Curiosa preadolescencia, también temprana. Mis amigas crecían y yo tenía el pecho y las axilas lisas. Mi madre me consolaba. A mi padre lo recuerdo por la noche, los domingos y en verano, y en cada encuentro me extrañaba cómo nos íbamos apartando porque yo, supongo que a su pesar, tenía el modo de pensar de mi madre. Más de diez años tuvieron que pasar para que pudiéramos volver a entendernos.
Siguió la alienación infecciosa. Recuerdo una vez, en el coche de mi madre, eterna confidente, riña ocasional, en la que le dije que por entender demasiadas cosas no entendía nada, y me confesó que ella fue en mi edad así. Me parecía que cualquier otro era más feliz que yo.

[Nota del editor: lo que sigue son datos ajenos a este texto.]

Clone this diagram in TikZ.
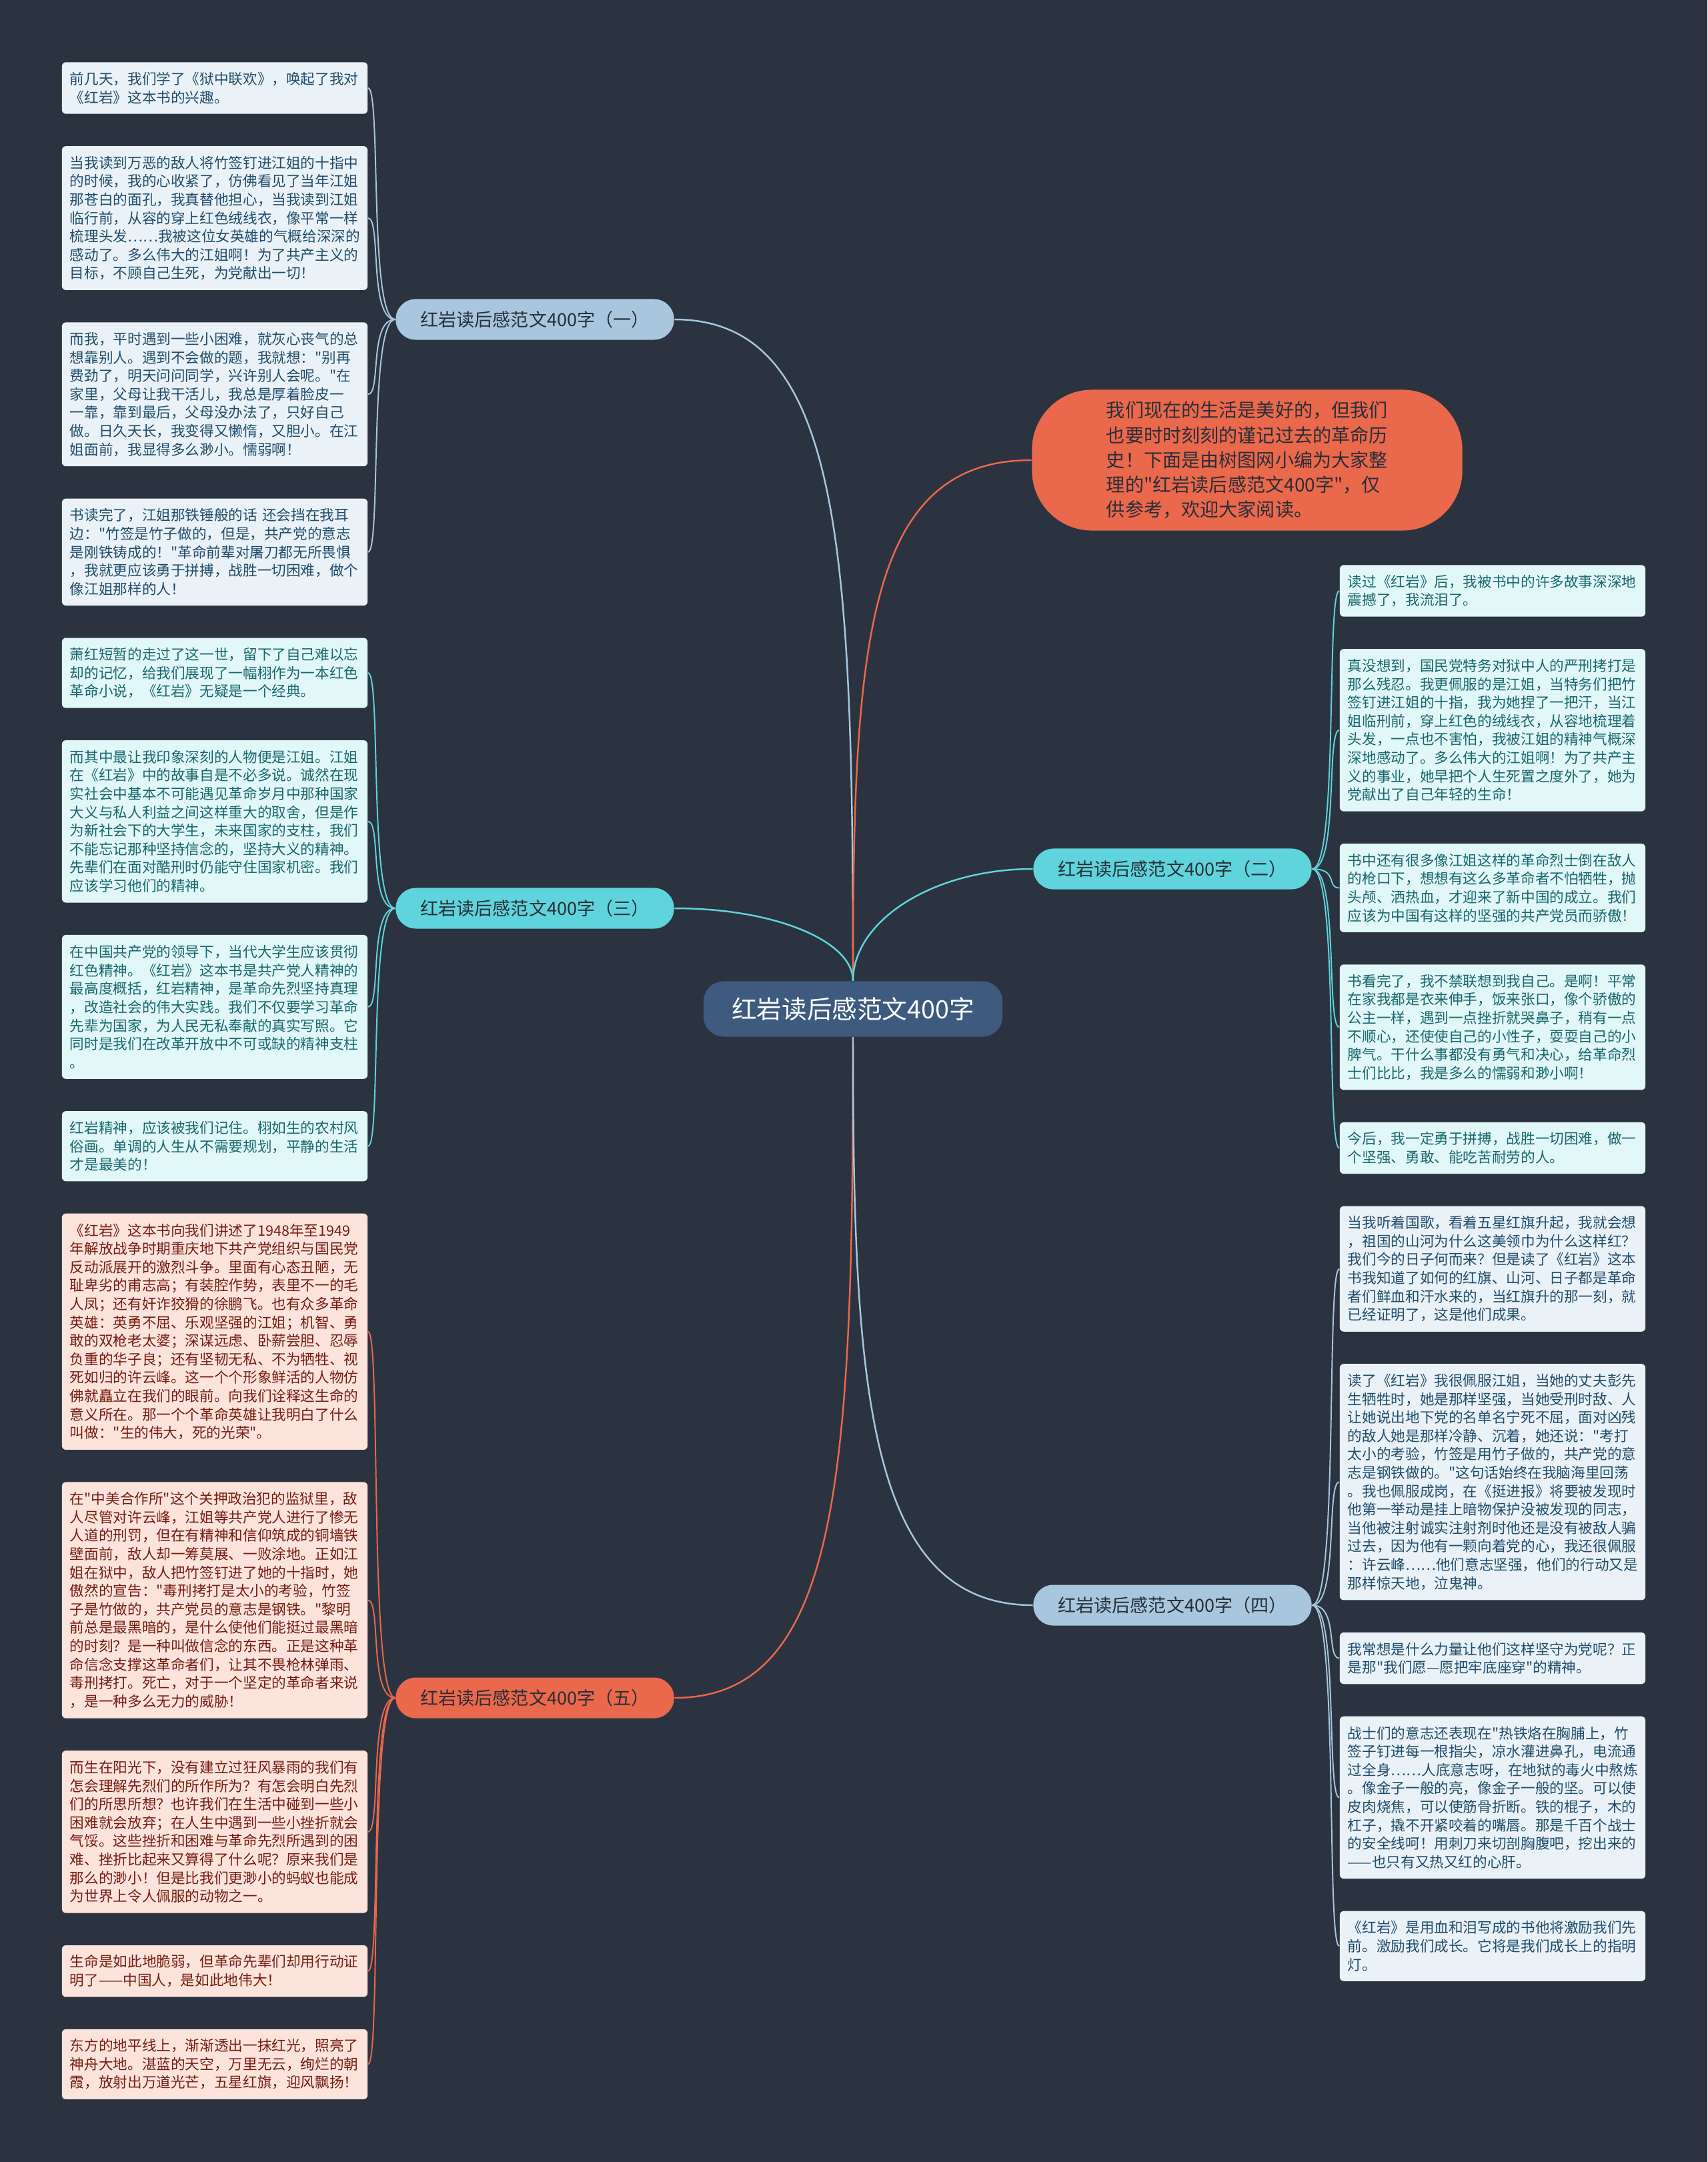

Muchos descubrimientos con el primer amor y hoy alegría de que se terminara. En aquella época arrancó la epidemia de muertes. Me acordaba del entierro de mi abuela paterna cuando, después de que los médicos fallaran hasta cuatro meses antes en el diagnóstico del cáncer, se murió mi tío Juan. Para mi tía también comenzó la maldición de la vida. Y yo había estado triste, pero ése fue mi primer contacto con el verdadero dolor. Dos años más tarde, también de cáncer, murió mi abuelo materno. Unos meses después, el paterno. De la abuela que me queda nos dijeron que era Alzeheimer, y ahora está en cuerpo y nada más. Yo ya comenzaba a sentirme enferma de pena. Mientras tanto, en una pirueta imposible, saqué incluso buenas notas, perdí algunos amigos, hice otros. No fueron buenos años: los días se sucedían en una vorágine de enfado y tristeza profunda y soledad, aunque siempre me aseguraran que me querían y que, en realidad, no estaba sola.
Segundo amor, también duradero, presencia de la muerte de mi otro tío por la misma enfermedad, de por fin la separación de mis padres, del pesar y el llanto que ambos me ocasionaron. Mi madre también enfermó de cáncer y pasó los siguientes años dispuesta a vivir de verdad. Fue una época más feliz, pero yo sólo lo intuía. Comencé la terapia y, después, la medicación. Ruptura por en medio, amistad que se conservó. Con mi padre discutía a menudo y con mi madre viajaba mucho. Casi siempre nos entendíamos tanto que daba envidia, hoy lo extraño cada día. En un año y medio terminaba la carrera y entonces murió. Eternamente me repugnará el tabaco y eterna será mi recuperación.
Resultó que muchos no me querían realmente, pero también vi que sí que era querida de verdad, aunque nada superara el vínculo con mamá. Muchos me acogieron bajo sus alas y me acompañaron en mi tristeza sin adulterar. Terminé la carrera, comencé el máster y todavía no me explico cómo he sobrevivido. A todos doy gracias.
Al poco de morir mi madre sucedió un milagro y él apareció en mi vida. Ya vivimos juntos, ya planeamos más, ya tengo complicidad definitiva, amparo constante, amor ideal. He vuelto a temer a la muerte. Allí te veré de nuevo, mamá, pero no quiero despedirme de lo que aquí tengo. Me parezco un poco más a aquella niña risueña, sigo escribiendo (he mejorado algo)... mañana, Dios dirá.